Sometimes it doesn't pay to forage so, as this Pin-striped Tit Babbler found out.
Wednesday, 29 September 2021
'Fishy' love nest
Looks like perhaps the start of an inter-species (?) relationship!
http://rimbakiara.blogspot.com/2021/02/a-fish-bowl.html
As I was waiting
Enchanted!
A gorgeous iridescent dark emerald green Opulent Jewel Beetle (Cathoxantha opulenta) that bears whitish abdominal sternum and transverse bands compared to the one with the more common yellow sternum and transverse bands. It is a wood-boring beetle.
Sunday, 26 September 2021
Mi 'amur'
It's always a joy to come across the Amur Paradise Flycatcher (Terpsiphone incei), more commonly the brown morph, during the migrant season.
And without fail I tend to get it in the company of foraging pin-striped tit-babblers, when it's sighting in the bukit.
The female and immature male or first winter sub-adult are very similar. This bird is a common passage migrant seen only for a couple of weeks before it moves on. And it maybe sighted again on its return journey back home later in the season.
06/2021
Showing its curiosity at a strand of web.
Friday, 24 September 2021
Repeat warbler visitor
The Arctic Warbler (Phyloscopus borealis) has been a repeat migrant visitor for the past years and this is a good year that I have been able to capture its presence this early in the taman, only a couple of weeks after similar sightings being reported elsewhere.
However it was a challenge again to capture its diagnostic feature to firmly identify it as this one kept very much to the upper canopy. With the two 'magic trees' by the river gone, it's not easy nowadays to get any birds down for eye-level images.
Nevertheless with some luck the dark-tipped beak was enabled visible.
05/2021
Thursday, 23 September 2021
Wagtail came after all
Let's hope that the taman is at last waking up to the sights of migrant visitors.
And so the passage migrant Forest Wagtail (Dendronanthus indicus) did not give the taman a miss this year.
04/2021
I came, I saw, I left ...
An iora tease
The still, the motion ....
The real, the illusive ....
It's in the perch, the hop, the stay ....
It's the angle, it's the colours, it's the dream.
Thursday, 16 September 2021
What's another day
When it's just another day for this Coppersmith Barbet....
and another day too for the birder that scanned, squinted, scoured ....
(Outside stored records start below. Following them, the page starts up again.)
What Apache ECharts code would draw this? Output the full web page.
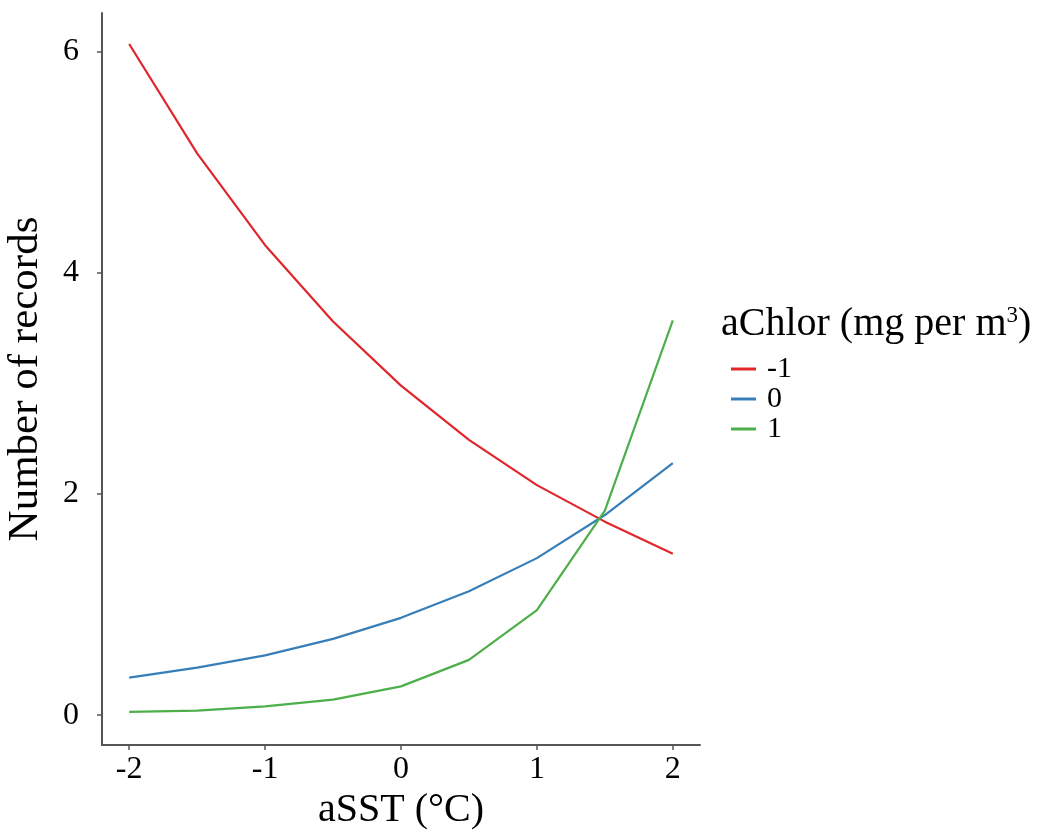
<!DOCTYPE html>
<html>
<head>
<meta charset="utf-8">
<script src="https://cdn.jsdelivr.net/npm/echarts@6/dist/echarts.min.js"></script>
<style>html,body{margin:0;padding:0;background:#fff}#c{width:1039px;height:838px}</style>
</head>
<body>
<div id="c"></div>
<script>
const xValues = [-2, -1.5, -1, -0.5, 0, 0.5, 1, 1.5, 2];
const seriesNames = ['-1', '0', '1'];
const redValues = [6.07, 5.08, 4.25, 3.56, 2.98, 2.49, 2.08, 1.75, 1.46];
const blueValues = [0.34, 0.43, 0.54, 0.69, 0.88, 1.12, 1.42, 1.81, 2.28];
const greenValues = [0.03, 0.04, 0.08, 0.14, 0.26, 0.50, 0.95, 1.85, 3.57];
const xTicks = [-2, -1, 0, 1, 2];
const yTicks = [0, 2, 4, 6];

const colors = ['#e0262b', '#377eb8', '#4daf4a'];
const allValues = [redValues, blueValues, greenValues];
const font = '"Liberation Serif", "Times New Roman", serif';

const chart = echarts.init(document.getElementById('c'), null, {renderer: 'canvas'});
const series = seriesNames.map((n, i) => ({
  name: n,
  type: 'line',
  data: xValues.map((x, j) => [x, allValues[i][j]]),
  showSymbol: false,
  symbol: 'none',
  lineStyle: {color: colors[i], width: 2.2},
  itemStyle: {color: colors[i]},
  animation: false
}));

chart.setOption({
  animation: false,
  backgroundColor: '#fff',
  grid: {left: 102, right: 339, top: 13, bottom: 93, containLabel: false, outerBoundsMode: 'none'},
  title: {
    text: 'aChlor (mg per m{sup|3})',
    left: 716, top: 299,
    textStyle: {
      fontFamily: font, fontSize: 40, fontWeight: 'normal', color: '#000',
      rich: {sup: {fontFamily: font, fontSize: 23, verticalAlign: 'top', padding: [0, 0, 17, 0], color: '#000'}}
    }
  },
  legend: {
    orient: 'vertical',
    left: 726, top: 349,
    itemGap: 0,
    itemWidth: 25, itemHeight: 3,
    icon: 'rect',
    data: seriesNames.map((n, i) => ({name: n, itemStyle: {color: colors[i]}})),
    textStyle: {fontFamily: font, fontSize: 30, color: '#000', lineHeight: 30, padding: [0, 0, 0, 6]},
    selectedMode: false
  },
  xAxis: {
    type: 'value', min: -2.2, max: 2.2,
    name: 'aSST (°C)', nameLocation: 'middle', nameGap: 40,
    nameTextStyle: {fontFamily: font, fontSize: 40, color: '#000'},
    axisLine: {show: true, onZero: false, lineStyle: {color: '#555', width: 2}},
    axisTick: {show: true, length: 5, lineStyle: {color: '#555', width: 1.5}, customValues: xTicks},
    axisLabel: {fontFamily: font, fontSize: 32, color: '#000', margin: 9, customValues: xTicks, formatter: v => String(v)},
    splitLine: {show: false}
  },
  yAxis: {
    type: 'value', min: -0.27, max: 6.35,
    name: 'Number of records', nameLocation: 'middle', nameGap: 55,
    nameTextStyle: {fontFamily: font, fontSize: 43, color: '#000'},
    axisLine: {show: true, onZero: false, lineStyle: {color: '#555', width: 2}},
    axisTick: {show: true, length: 5, lineStyle: {color: '#555', width: 1.5}, customValues: yTicks},
    axisLabel: {fontFamily: font, fontSize: 32, color: '#000', margin: 23, customValues: yTicks, formatter: v => String(v)},
    splitLine: {show: false}
  },
  series: series
});
</script>
</body>
</html>
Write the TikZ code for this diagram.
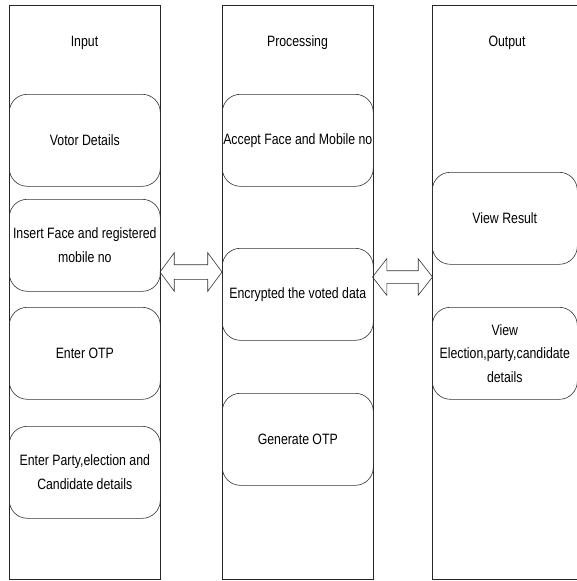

Tomorrow is another day ....
Monday, 13 September 2021
First shrike strike
It's quite disheartening to see that the taman is pretty uninspiring currently with the absence of migrant avian visitors whilst the bukit is energised by early arrivals. All the present visitors to the bukit would see similar ones in the taman during this early period in previous years, whether the same visitors or not, hard to tell but of no consequence.
Thus when I got my first strike of this Tiger Shrike (Lanius tigrinus), it's cause for celebration. It flew in, was on the hunt, looked like it got what it wanted, off it went, and that was it, not to be sighted again that afternoon. It would have been a 'was it, was it not' situation if not for the shots I managed within the few seconds.
Anyway tiger shrikes generally do not spend their migration duration in the taman, seen for a few days and then disappeared unlike the brown shrike.
03/2021
Friday, 10 September 2021
Brilliant yellow all round
The hunt is on and it's timely too when interstate travel restrictions have just been lifted.
Unlike the current absence of avian migrants in TRK, the bukit is enjoying early visits by a few regulars.
However, my recent walk was not too successful by any standard as I only managed to sight the Yellow-rumped Flycatcher (Ficedula zanthopygia), as usual always one of the earliest to arrive.
There was a pair as I could hear the exchange of calls (and someone did get the female), but I guessed I have to be contented for the time being with this male, living up to its hyperactive characteristic. And birds in the bukit are generally seen higher up compared to the taman, but am still grateful for this early record.
02/2021
And when you decide to shift focus, the inevitable always happens!
Young falconet hunter
It's a small catch for a small one, probably a mere moth or butterfly, a young Black-thighed Falconet on the hunt one hot afternoon.
The woodpecker leaf forager
It looks like it's only the Banded Woodpecker that loves to forage among the dead palm leaves because I've only observed this one do so regularly.